Chanel Le Teint Ultra Tenue
Podkład we fluidzie o promiennym matowym wykończeniu doskonale poprawia cerę przez cały dzień. Jego lekka, niebrudząca formuła kryje i zapewnia komfort, dzięki czemu makijaż jest idealny i pozostaje naturalny. Kompozycja chłonnych pudrów oraz duet cynku i polisacharydów pozwala zachować kontrolę nad błyszczeniem się skóry i oferuje długotrwałe, 12-godzinne matowe wykończenie.Nawilżające składniki aktywne zapewniają uczucie komfortu przez cały dzień.
Standardowo zacznę od opakowania: mamy tutaj solidne matowe szkło, czarna zakrętka z logo firmy no i pompka, która działa bez zarzutu.

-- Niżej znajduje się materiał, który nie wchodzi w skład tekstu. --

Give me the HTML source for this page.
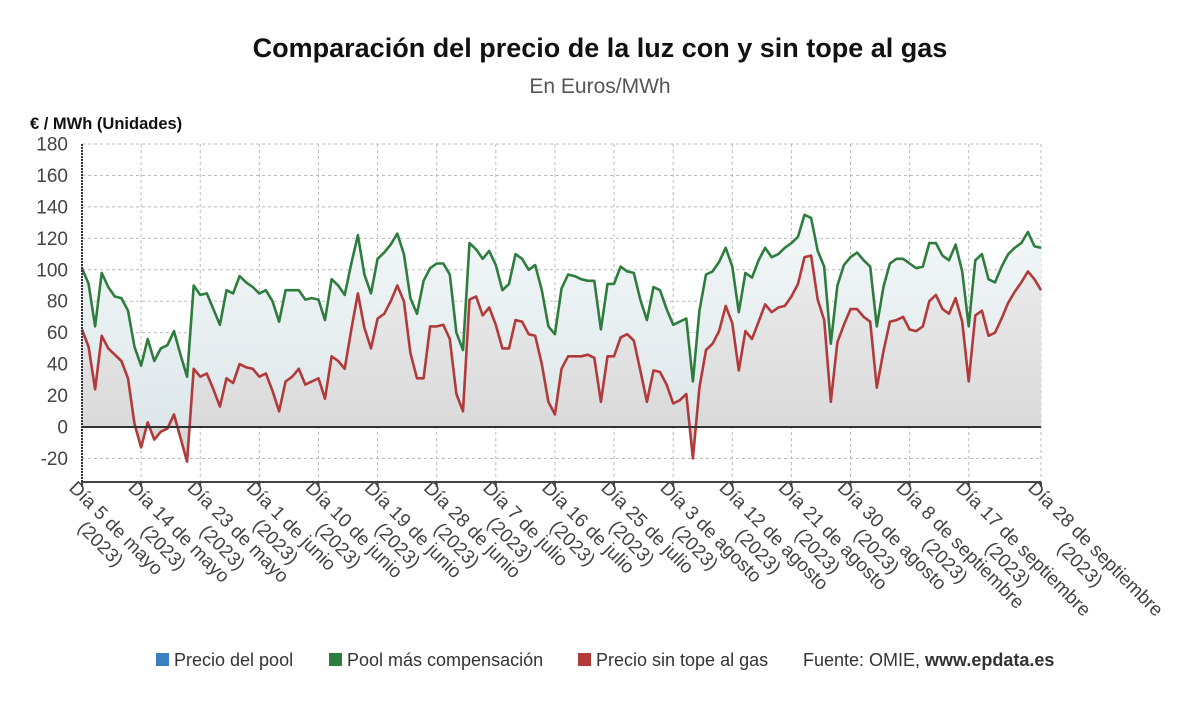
<!DOCTYPE html>
<html><head><meta charset="utf-8"><style>
body{margin:0;background:#fff;}
svg{display:block;font-family:"Liberation Sans",sans-serif;}
</style></head><body>
<svg id="chart" width="1200" height="705" viewBox="0 0 1200 705">
<defs>
<linearGradient id="gGreen" x1="0" y1="0" x2="0" y2="1"><stop offset="0" stop-color="#f4f8f9"/><stop offset="1" stop-color="#dde7ea"/></linearGradient>
<linearGradient id="gRed" x1="0" y1="0" x2="0" y2="1"><stop offset="0" stop-color="#ececec"/><stop offset="1" stop-color="#d6d6d6"/></linearGradient>
</defs>
<text x="600" y="57" text-anchor="middle" font-size="27" font-weight="bold" fill="#111">Comparación del precio de la luz con y sin tope al gas</text>
<text x="600" y="93" text-anchor="middle" font-size="21" fill="#555">En Euros/MWh</text>
<text x="30" y="129" font-size="16.5" font-weight="bold" fill="#111">€ / MWh (Unidades)</text>
<g id="grid"></g><g id="areas"></g><g id="lines"></g><g id="axes"></g><g id="xlabels"></g>
<g>
<g><rect x="156" y="653" width="13" height="13" fill="#3a7fc1"/><text x="174" y="666" font-size="18" fill="#333">Precio del pool</text></g>
<g><rect x="329" y="653" width="13" height="13" fill="#2e7d3e"/><text x="347" y="666" font-size="18" fill="#333">Pool más compensación</text></g>
<g><rect x="578" y="653" width="13" height="13" fill="#b23a3a"/><text x="596" y="666" font-size="18" fill="#333">Precio sin tope al gas</text></g>
<text x="803" y="666" font-size="18" fill="#333">Fuente: OMIE, <tspan font-weight="bold">www.epdata.es</tspan></text>
</g>
</svg>
<script>
const startDay = 5;
const tickLabels1 = ["Día 5 de mayo","Día 14 de mayo","Día 23 de mayo","Día 1 de junio","Día 10 de junio","Día 19 de junio","Día 28 de junio","Día 7 de julio","Día 16 de julio","Día 25 de julio","Día 3 de agosto","Día 12 de agosto","Día 21 de agosto","Día 30 de agosto","Día 8 de septiembre","Día 17 de septiembre","Día 28 de septiembre"];
const tickLabelIdx = [0,9,18,27,36,45,54,63,72,81,90,99,108,117,126,135,146];
const yTicks = [-20,0,20,40,60,80,100,120,140,160,180];
const greenValues = [101,91,64,98,89,83,82,74,51,39,56,42,50,52,61,46,32,90,84,85,75,65,87,85,96,92,89,85,87,80,67,87,87,87,81,82,81,68,94,90,84,104,122,97,85,107,111,116,123,110,82,72,93,101,104,104,97,60,49,117,113,107,112,103,87,91,110,107,100,103,87,64,59,88,97,96,94,93,93,62,91,91,102,99,98,81,68,89,87,75,65,67,69,29,74,97,99,105,114,102,73,98,95,106,114,108,110,114,117,121,135,133,112,102,53,90,103,108,111,106,102,64,89,104,107,107,104,101,102,117,117,109,106,116,99,64,106,110,94,92,102,110,114,117,124,115,114];
const redValues = [62,51,24,58,50,46,42,31,2,-13,3,-8,-3,-1,8,-7,-22,37,32,34,24,13,31,28,40,38,37,32,34,23,10,29,32,37,27,29,31,18,45,42,37,62,85,63,50,69,72,80,90,80,47,31,31,64,64,65,56,21,10,81,83,71,76,65,50,50,68,67,59,58,40,16,8,37,45,45,45,46,44,16,45,45,57,59,55,36,16,36,35,27,15,17,21,-20,25,49,53,61,77,66,36,61,56,67,78,73,76,77,83,91,108,109,81,68,16,54,65,75,75,70,67,25,48,67,68,70,62,61,64,80,84,75,72,82,67,29,71,74,58,60,69,79,86,92,99,94,87];

const NS="http://www.w3.org/2000/svg";
const X0=82,X1=1041,YTOP=144,YBOT=482;
const n=greenValues.length;
const xs=i=>X0+i*(X1-X0)/(n-1);
const ys=v=>427-(v)*(427-144)/180;
function mk(tag,attrs,parent){const e=document.createElementNS(NS,tag);for(const k in attrs)e.setAttribute(k,attrs[k]);parent.appendChild(e);return e;}
const grid=document.getElementById('grid');
yTicks.forEach(v=>{
  const l=mk('line',{x1:X0,x2:X1,y1:ys(v),y2:ys(v),stroke:'#bbb','stroke-dasharray':'3,3'},grid);
  
  
  const t=mk('text',{x:68,y:ys(v)+6.5,'text-anchor':'end','font-size':19,fill:'#444'},grid);
  t.textContent=v;
  
  
});
mk('line',{x1:X1,x2:X1,y1:YTOP,y2:YBOT,stroke:'#bbb','stroke-dasharray':'3,3'},grid);
tickLabelIdx.forEach(i=>{
  const l=mk('line',{x1:xs(i),x2:xs(i),y1:YTOP,y2:YBOT,stroke:'#bbb','stroke-dasharray':'3,3'},grid);
  
  
});
const areas=document.getElementById('areas');
function areaPath(vals){let d='M'+xs(0)+','+ys(0);vals.forEach((v,i)=>d+='L'+xs(i).toFixed(1)+','+ys(v).toFixed(1));return d+'L'+xs(n-1)+','+ys(0)+'Z';}
function linePath(vals){return vals.map((v,i)=>(i?'L':'M')+xs(i).toFixed(1)+','+ys(v).toFixed(1)).join('');}
const ga=mk('path',{d:areaPath(greenValues),fill:'url(#gGreen)'},areas);


const ra=mk('path',{d:areaPath(redValues),fill:'url(#gRed)'},areas);


const lines=document.getElementById('lines');
const gl=mk('path',{d:linePath(greenValues),fill:'none',stroke:'#2e7d3e','stroke-width':2.6,'stroke-linejoin':'round'},lines);


const rl=mk('path',{d:linePath(redValues),fill:'none',stroke:'#b23a3a','stroke-width':2.6,'stroke-linejoin':'round'},lines);


const axes=document.getElementById('axes');
const z=mk('line',{x1:X0,x2:X1,y1:ys(0),y2:ys(0),stroke:'#333','stroke-width':2},axes);


const xa=mk('line',{x1:X0,x2:X1,y1:YBOT,y2:YBOT,stroke:'#444','stroke-width':2},axes);


const ya=mk('line',{x1:X0,x2:X0,y1:YTOP,y2:YBOT,stroke:'#333','stroke-width':2,'stroke-dasharray':'2,1'},axes);


const xl=document.getElementById('xlabels');
tickLabelIdx.forEach((i,k)=>{
  mk('line',{x1:xs(i),x2:xs(i),y1:YBOT,y2:YBOT+5,stroke:'#444','stroke-width':2},axes);
  const g=mk('g',{transform:`translate(${xs(i)-14},${YBOT+7}) rotate(45)`},xl);
  
  
  const t1=mk('text',{x:0,y:0,'font-size':19,fill:'#444'},g);
  t1.textContent=tickLabels1[k];
  const w=t1.getComputedTextLength();
  const t2=mk('text',{x:w/2,y:22,'text-anchor':'middle','font-size':19,fill:'#444'},g);
  t2.textContent='(2023)';
});
</script>
</body></html>
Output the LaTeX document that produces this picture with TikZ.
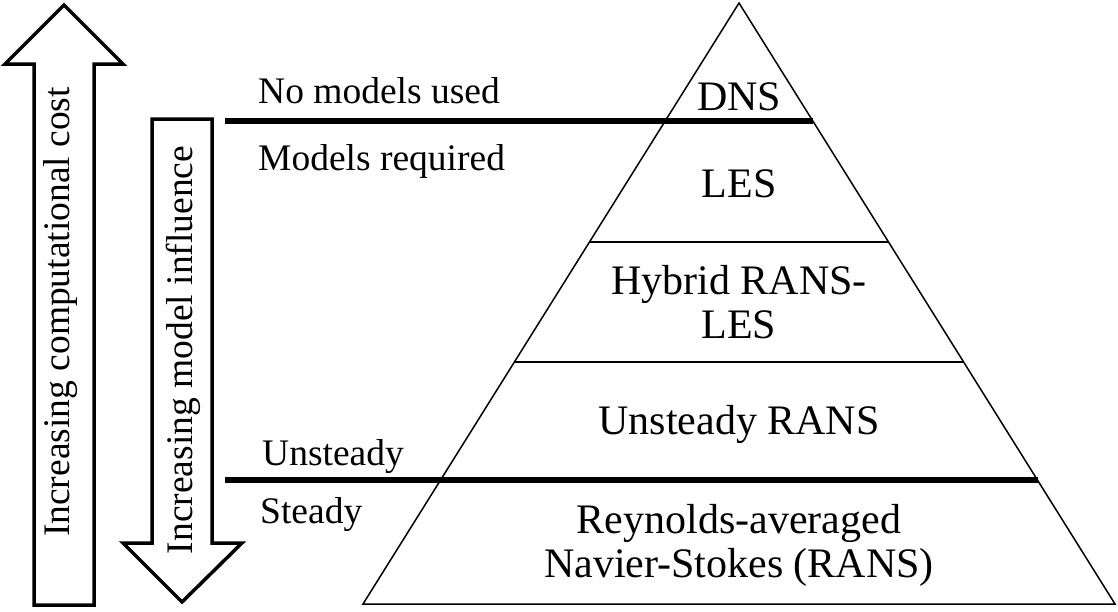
\documentclass[tikz,border=0pt]{standalone}
\usepackage{fontspec}
\setmainfont{Liberation Serif}
\usetikzlibrary{positioning}

\begin{document}
\begin{tikzpicture}[x = 1pt, y = -1pt,
	nivel/.style = {black, align = center, font = \fontsize{42}{44}\selectfont},
	etiqueta/.style = {black, anchor = base west, inner sep = 0pt, font = \fontsize{37.5}{40}\selectfont},
	flecha/.style = {black, line width = 3.5pt, line join = miter},
	eje/.style = {black, rotate = 90, font = \fontsize{37.5}{40}\selectfont}]

	\useasboundingbox (0, 0) rectangle (1118, 611);

	\draw[flecha] (34, 605) -- (34, 64) -- (5, 64) -- (64, 5) -- (123, 64) -- (94, 64) -- (94, 605) -- cycle; % Coste
	\draw[flecha] (152, 119) -- (152, 543) -- (123, 543) -- (182, 602) -- (242, 543) -- (212, 543) -- (212, 119) -- cycle; % Influencia

	\draw[solid, black, line width = 1.5pt] (739, 3) -- (1115, 604) -- (363, 604) -- cycle; % Piramide

	\draw[solid, black, line width = 1.5pt] (589.5, 242) -- (888.5, 242);
	\draw[solid, black, line width = 1.5pt] (514, 362) -- (964, 362);

	\draw[solid, black, line width = 5.5pt] (225, 121) -- (813, 121);
	\draw[solid, black, line width = 5.5pt] (225, 480) -- (1038, 480);

	\node[eje] (coste) at (61, 312) {Increasing computational cost};
	\node[eje] (influencia) at (183, 350) {Increasing model influence};

	\node[etiqueta] (sinmodelos) at (258, 103) {No models used};
	\node[etiqueta] (conmodelos) at (258, 170) {Models required};
	\node[etiqueta] (inestable) at (262, 465) {Unsteady};
	\node[etiqueta] (estable) at (260, 523) {Steady};

	\node[nivel] (dns) at (739, 97) {DNS};
	\node[nivel] (les) at (739, 184) {LES};
	\node[nivel] (hibrido) at (739, 302) {Hybrid RANS-\\LES};
	\node[nivel] (urans) at (739, 424) {Unsteady RANS};
	\node[nivel] (rans) at (739, 545) {Reynolds-averaged\\Navier-Stokes (RANS)};

\end{tikzpicture}
\end{document}
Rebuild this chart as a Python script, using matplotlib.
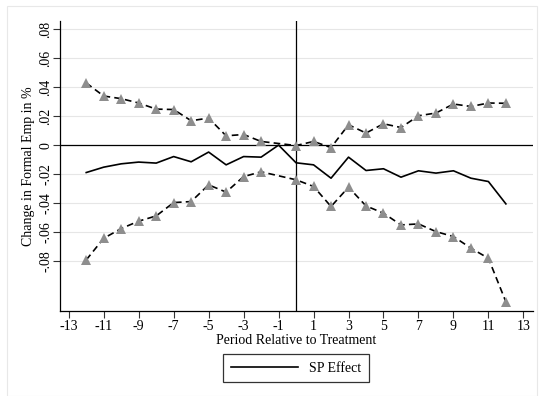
import matplotlib.pyplot as plt
from matplotlib.patches import Rectangle

plt.rcParams["font.family"] = ["Liberation Serif", "DejaVu Serif"]
plt.rcParams["axes.unicode_minus"] = False

# ============================================================
# Data
# ============================================================
period = list(range(-12, 13))
effect = [-0.0189, -0.0152, -0.0129, -0.0117, -0.0124, -0.0079, -0.0115,
          -0.0048, -0.0136, -0.0079, -0.0083, 0.0, -0.0122, -0.0136,
          -0.0228, -0.0083, -0.0175, -0.0163, -0.0221, -0.0177, -0.0193,
          -0.0177, -0.0228, -0.0251, -0.0405]

# confidence bands skip the reference period (-1)
band_period = [p for p in period if p != -1]
upper = [0.0428, 0.0338, 0.0320, 0.0290, 0.0248, 0.0245, 0.0168, 0.0186,
         0.0064, 0.0073, 0.0025, -0.0003, 0.0025, -0.0017, 0.0140,
         0.0083, 0.0147, 0.0121, 0.0202, 0.0221, 0.0283, 0.0266, 0.0290,
         0.0288]
lower = [-0.0791, -0.0642, -0.0575, -0.0524, -0.0488, -0.0396, -0.0389,
         -0.0274, -0.0324, -0.0217, -0.0184, -0.0239, -0.0285, -0.0423,
         -0.0290, -0.0419, -0.0469, -0.0550, -0.0543, -0.0596, -0.0630,
         -0.0710, -0.0780, -0.1080]

xticks = list(range(-13, 14, 2))
xtick_labels = [str(t) for t in xticks]
yticks = [-0.08, -0.06, -0.04, -0.02, 0, 0.02, 0.04, 0.06, 0.08]
ytick_labels = ["-.08", "-.06", "-.04", "-.02", "0", ".02", ".04", ".06", ".08"]

FONT_SIZE = 10

# ============================================================
# Plot
# ============================================================
fig = plt.figure(figsize=(5.39, 3.96), dpi=100)
fig.patches.append(Rectangle((7 / 539, 0), 1 - 9 / 539, 1 - 6 / 396,
                             transform=fig.transFigure, fill=False,
                             edgecolor="#e8e8e8", linewidth=0.8))

ax = fig.add_axes([60 / 539, 1 - 311 / 396, 473 / 539, 290 / 396])

for y in yticks:
    ax.axhline(y, color="#e6e6e6", linewidth=0.8, zorder=0)
ax.axhline(0, color="black", linewidth=0.9, zorder=1)
ax.axvline(0, color="black", linewidth=0.9, zorder=1)

ax.plot(period, effect, color="black", linewidth=1.2, zorder=3,
        label="SP Effect")
for band in (upper, lower):
    ax.plot(band_period, band, color="black", linewidth=1.2,
            linestyle=(0, (4, 2.5)), zorder=2)
    ax.plot(band_period, band, linestyle="none", marker="^",
            markersize=6.5, color="#8e8e8e", markeredgewidth=0, zorder=4)

ax.set_xlim(-13.5, 13.55)
ax.set_ylim(-0.1143, 0.0855)
ax.set_xticks(xticks)
ax.set_xticklabels(xtick_labels)
ax.set_yticks(yticks)
ax.set_yticklabels(ytick_labels, rotation=90, va="center")
ax.tick_params(labelsize=FONT_SIZE, length=5, width=0.8, color="#333333")
ax.tick_params(axis="x", pad=1.5)
ax.tick_params(axis="y", pad=0.5)

ax.spines["top"].set_visible(False)
ax.spines["right"].set_visible(False)
ax.spines["left"].set_linewidth(0.9)
ax.spines["bottom"].set_linewidth(0.9)

ax.set_xlabel("Period Relative to Treatment", fontsize=FONT_SIZE, labelpad=0.5)
ax.set_ylabel("Change in Formal Emp in %", fontsize=FONT_SIZE, labelpad=3)

leg = fig.legend(loc="center", bbox_to_anchor=(296 / 539, 1 - 368 / 396),
                 fontsize=FONT_SIZE, frameon=True, fancybox=False,
                 edgecolor="black", handlelength=4.8, borderpad=0.55)
leg.get_frame().set_linewidth(0.9)

fig.savefig("out.png", dpi=100)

W środku znajduje się 30 ml podkładu o gęstej, treściwej konsystencji. O ile przy większości podkładów sięgam po gąbkę Beauty Blender, przy tym najlepiej sprawdza się pędzel typu flat top. Le Teint Ultra Tenue ma właściwości zastygające, więc szybka aplikacja jest wskazana. Początki z tym podkładem nie należały do łatwych. Nie jest łatwy w obsłudze. Nie ze wszystkimi bazami i pudrami się lubi.
W przypadku mojej mieszanej skóry najlepiej sprawdza się trio: lekka, nawilżająca baza na przykład Marc Jacobs Under(cover), Le Teint Ultra Tenue oraz lekki puder wykończeniowy jak La Mer. Podkład dostępny jest w siedmiu odcieniach. Moja karnacja ma zdecydowane ciepłe, żółtawo-złote tony, więc kolorystyka Chanel dostępna w Polsce mnie zawiodła. Zamówiłam odcień 21 beż o ciepłych tonach – niedostępny na naszym rynku.
Chanel Le Teint Ultra Tenue
Podkład zapewnia mocne krycie, ale przy tym nie wygląda ciężko i niezdrowo. Wręcz przeciwnie, skóra jest zmatowiona, ale w bardzo wyjątkowy sposób. Obietnica producenta o “promiennym matowym wykończeniu” brzmi jak oksymoron. Ale coś w tym jest ! Podkład na skórze wygląda po prostu zdrowo i promiennie. Aktualnie rzadko sięgam po podkłady matujące, ale Le Teint Ultra Tenue używam z przyjemnością, bo ten mat jest niezwykle komfortowy i estetyczny.
I pozostałam nam ostatnia, ale bardzo ważna kwestia – trwałość. Producent obiecuje dwunastogodzinne matowe wykończenie. I tak, podkład na mojej skórze bez problemu wytrzymuje dwanaście godzin, ale po około siedmiu/ośmiu wymaga delikatnej poprawki na czole.
Chanel Le Teint Ultra Tenue zachwyci Was, jeżeli tylko szukacie matowego, ale nie ciężkiego wykończenia i trwałości.